======== Source material

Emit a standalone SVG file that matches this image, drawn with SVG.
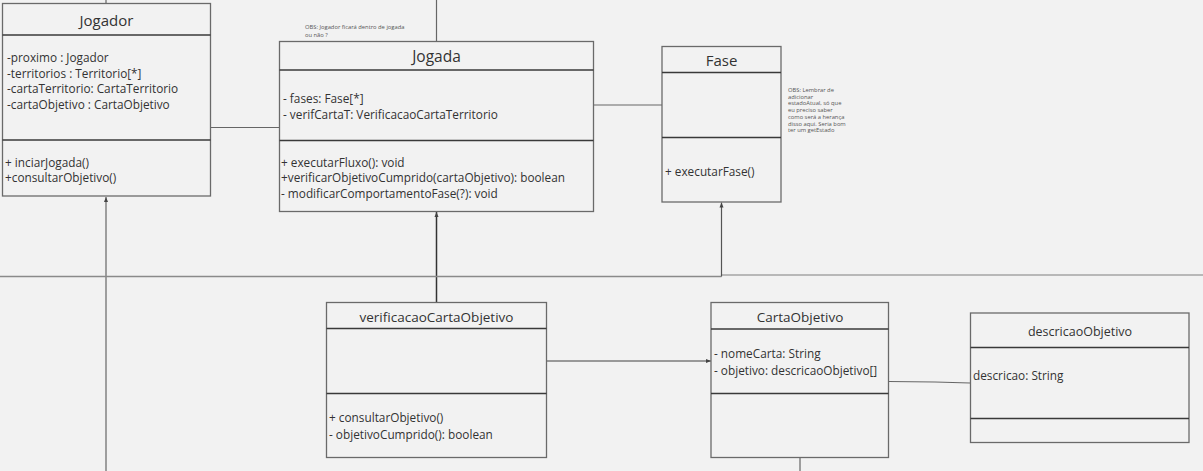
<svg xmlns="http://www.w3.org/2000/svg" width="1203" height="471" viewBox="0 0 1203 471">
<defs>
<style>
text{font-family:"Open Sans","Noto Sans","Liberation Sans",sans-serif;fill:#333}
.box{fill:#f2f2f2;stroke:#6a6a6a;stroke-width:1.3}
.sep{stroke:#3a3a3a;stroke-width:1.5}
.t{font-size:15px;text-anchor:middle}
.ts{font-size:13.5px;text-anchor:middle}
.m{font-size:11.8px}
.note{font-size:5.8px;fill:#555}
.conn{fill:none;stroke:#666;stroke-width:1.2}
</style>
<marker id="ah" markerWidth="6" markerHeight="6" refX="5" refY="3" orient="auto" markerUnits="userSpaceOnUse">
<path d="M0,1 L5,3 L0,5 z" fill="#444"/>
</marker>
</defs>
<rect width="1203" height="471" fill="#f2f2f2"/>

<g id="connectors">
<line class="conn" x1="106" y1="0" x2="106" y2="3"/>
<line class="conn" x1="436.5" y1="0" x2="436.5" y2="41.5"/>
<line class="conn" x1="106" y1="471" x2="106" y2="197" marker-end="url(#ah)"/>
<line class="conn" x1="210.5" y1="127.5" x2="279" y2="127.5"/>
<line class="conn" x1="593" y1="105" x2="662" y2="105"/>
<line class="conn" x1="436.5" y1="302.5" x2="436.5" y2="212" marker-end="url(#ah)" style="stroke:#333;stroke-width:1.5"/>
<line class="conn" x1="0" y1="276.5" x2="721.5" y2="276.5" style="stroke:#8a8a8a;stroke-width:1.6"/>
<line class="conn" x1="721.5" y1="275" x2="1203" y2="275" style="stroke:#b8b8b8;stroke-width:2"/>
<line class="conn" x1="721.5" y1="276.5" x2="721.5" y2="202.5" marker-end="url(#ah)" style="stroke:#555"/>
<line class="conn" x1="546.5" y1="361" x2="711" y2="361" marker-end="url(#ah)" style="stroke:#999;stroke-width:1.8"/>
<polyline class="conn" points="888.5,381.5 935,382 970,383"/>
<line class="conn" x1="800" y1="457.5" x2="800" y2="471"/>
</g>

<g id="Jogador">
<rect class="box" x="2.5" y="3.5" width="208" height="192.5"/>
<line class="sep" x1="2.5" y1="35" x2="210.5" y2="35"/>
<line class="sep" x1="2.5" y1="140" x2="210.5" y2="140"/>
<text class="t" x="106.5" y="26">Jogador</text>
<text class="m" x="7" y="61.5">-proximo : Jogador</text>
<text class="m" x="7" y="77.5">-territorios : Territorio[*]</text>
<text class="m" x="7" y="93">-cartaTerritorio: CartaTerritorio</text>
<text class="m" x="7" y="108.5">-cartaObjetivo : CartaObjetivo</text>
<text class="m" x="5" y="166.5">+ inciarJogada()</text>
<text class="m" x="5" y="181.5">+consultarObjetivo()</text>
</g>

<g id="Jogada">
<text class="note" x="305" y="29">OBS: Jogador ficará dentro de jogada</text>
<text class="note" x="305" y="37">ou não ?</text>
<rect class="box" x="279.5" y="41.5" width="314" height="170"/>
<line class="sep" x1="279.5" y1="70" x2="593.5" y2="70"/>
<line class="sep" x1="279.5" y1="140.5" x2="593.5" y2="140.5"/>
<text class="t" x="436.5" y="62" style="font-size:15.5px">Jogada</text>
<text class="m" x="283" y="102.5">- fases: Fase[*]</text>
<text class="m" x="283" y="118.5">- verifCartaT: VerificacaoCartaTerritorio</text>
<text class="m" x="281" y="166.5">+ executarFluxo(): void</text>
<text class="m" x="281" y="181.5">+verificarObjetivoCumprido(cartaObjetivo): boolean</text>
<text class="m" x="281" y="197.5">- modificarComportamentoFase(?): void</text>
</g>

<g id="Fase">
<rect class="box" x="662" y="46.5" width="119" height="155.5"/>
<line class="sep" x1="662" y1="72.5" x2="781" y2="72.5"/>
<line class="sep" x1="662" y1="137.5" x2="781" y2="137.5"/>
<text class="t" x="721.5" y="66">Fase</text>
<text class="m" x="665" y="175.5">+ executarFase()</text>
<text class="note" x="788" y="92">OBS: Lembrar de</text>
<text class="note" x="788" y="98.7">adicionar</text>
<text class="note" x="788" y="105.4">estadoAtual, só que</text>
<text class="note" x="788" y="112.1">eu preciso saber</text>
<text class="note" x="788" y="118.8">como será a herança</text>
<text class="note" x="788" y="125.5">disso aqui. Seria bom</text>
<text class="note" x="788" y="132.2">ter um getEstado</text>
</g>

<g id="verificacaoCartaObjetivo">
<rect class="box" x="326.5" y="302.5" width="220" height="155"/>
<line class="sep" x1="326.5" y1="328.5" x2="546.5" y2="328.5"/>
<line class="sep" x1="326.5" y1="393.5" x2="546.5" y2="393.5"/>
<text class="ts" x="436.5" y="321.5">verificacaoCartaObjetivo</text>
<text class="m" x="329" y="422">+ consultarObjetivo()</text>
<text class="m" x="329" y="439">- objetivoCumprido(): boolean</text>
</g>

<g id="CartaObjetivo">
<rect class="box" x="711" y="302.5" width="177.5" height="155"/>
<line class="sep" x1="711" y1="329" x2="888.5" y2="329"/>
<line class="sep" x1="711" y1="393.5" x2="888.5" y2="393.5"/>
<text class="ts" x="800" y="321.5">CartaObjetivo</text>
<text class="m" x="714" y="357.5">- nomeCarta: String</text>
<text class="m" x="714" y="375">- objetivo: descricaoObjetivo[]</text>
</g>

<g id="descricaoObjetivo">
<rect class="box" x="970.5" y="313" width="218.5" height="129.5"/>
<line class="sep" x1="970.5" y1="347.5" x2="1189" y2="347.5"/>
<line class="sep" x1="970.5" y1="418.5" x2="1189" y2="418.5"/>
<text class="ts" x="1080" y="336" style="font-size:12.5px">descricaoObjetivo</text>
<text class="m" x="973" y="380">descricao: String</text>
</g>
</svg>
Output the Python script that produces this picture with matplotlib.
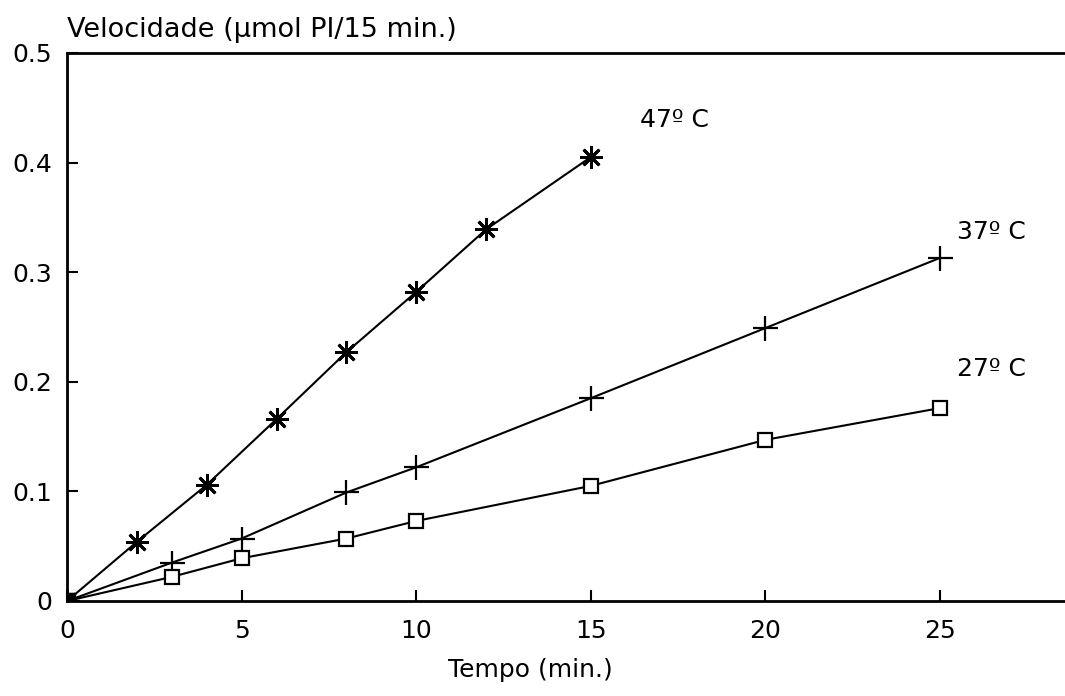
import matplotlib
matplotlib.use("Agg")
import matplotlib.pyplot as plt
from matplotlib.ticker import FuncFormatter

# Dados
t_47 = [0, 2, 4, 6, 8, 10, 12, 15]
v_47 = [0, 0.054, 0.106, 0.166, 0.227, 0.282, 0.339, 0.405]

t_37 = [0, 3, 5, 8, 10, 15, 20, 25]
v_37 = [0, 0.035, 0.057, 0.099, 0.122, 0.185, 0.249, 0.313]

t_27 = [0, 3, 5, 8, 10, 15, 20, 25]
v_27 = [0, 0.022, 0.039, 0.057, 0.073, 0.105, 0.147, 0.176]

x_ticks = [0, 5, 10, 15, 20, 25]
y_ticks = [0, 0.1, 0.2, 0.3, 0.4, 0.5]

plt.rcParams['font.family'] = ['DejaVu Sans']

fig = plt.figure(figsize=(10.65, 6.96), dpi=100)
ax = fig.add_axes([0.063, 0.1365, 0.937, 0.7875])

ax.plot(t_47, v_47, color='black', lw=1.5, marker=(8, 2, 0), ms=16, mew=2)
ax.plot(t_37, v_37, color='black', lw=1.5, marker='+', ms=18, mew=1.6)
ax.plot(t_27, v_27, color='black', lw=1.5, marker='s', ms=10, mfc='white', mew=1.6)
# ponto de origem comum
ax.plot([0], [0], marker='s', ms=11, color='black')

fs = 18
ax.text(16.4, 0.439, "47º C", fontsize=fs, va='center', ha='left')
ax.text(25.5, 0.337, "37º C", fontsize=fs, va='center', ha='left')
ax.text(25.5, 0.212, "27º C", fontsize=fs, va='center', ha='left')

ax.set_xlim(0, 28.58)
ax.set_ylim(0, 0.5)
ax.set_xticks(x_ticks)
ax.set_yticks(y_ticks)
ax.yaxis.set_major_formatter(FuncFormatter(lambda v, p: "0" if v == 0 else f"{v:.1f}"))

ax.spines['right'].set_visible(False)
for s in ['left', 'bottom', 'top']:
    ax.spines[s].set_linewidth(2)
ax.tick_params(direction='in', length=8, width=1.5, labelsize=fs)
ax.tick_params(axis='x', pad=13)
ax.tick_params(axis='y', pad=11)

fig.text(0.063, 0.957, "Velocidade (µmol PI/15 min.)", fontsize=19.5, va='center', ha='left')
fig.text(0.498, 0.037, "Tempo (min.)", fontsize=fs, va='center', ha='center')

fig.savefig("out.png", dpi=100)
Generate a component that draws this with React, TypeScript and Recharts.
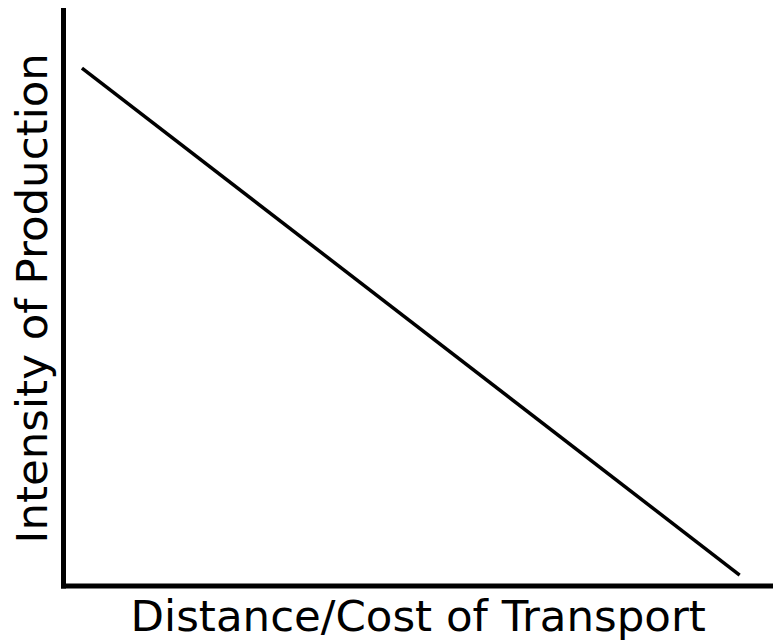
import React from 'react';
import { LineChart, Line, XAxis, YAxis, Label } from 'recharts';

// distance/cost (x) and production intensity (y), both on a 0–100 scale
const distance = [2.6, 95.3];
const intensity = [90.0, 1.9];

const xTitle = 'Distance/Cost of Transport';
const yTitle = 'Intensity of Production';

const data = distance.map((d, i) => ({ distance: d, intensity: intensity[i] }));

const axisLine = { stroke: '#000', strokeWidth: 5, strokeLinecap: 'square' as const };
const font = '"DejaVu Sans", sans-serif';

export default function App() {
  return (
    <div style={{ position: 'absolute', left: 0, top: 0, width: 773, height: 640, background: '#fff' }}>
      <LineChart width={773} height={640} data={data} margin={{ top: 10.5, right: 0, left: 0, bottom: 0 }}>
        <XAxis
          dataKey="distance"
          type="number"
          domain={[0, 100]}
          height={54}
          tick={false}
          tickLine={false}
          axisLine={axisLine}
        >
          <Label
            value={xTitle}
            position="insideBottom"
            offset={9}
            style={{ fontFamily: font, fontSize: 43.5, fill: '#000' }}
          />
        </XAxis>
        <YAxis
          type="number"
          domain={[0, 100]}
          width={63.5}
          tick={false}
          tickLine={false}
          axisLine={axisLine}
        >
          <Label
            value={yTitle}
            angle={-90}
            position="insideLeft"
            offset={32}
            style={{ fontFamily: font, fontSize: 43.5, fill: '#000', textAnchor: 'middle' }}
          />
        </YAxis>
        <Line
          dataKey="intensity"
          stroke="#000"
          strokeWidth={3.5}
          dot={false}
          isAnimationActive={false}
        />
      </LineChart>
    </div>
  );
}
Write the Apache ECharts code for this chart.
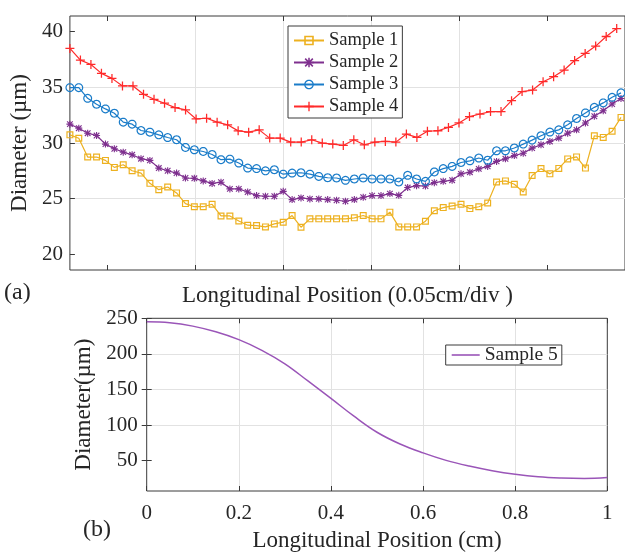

================

Written request: Print the line above containing "Output the Python", the line containing "v_27 = [0, 0.022, 0.039, 0.057, 0.073, 0.105, 0.147, 0.176]", and everything between them, exactly as written. Pictures stay out.

Expected answer:
Output the Python script that produces this picture with matplotlib.
import matplotlib
matplotlib.use("Agg")
import matplotlib.pyplot as plt
from matplotlib.ticker import FuncFormatter

# Dados
t_47 = [0, 2, 4, 6, 8, 10, 12, 15]
v_47 = [0, 0.054, 0.106, 0.166, 0.227, 0.282, 0.339, 0.405]

t_37 = [0, 3, 5, 8, 10, 15, 20, 25]
v_37 = [0, 0.035, 0.057, 0.099, 0.122, 0.185, 0.249, 0.313]

t_27 = [0, 3, 5, 8, 10, 15, 20, 25]
v_27 = [0, 0.022, 0.039, 0.057, 0.073, 0.105, 0.147, 0.176]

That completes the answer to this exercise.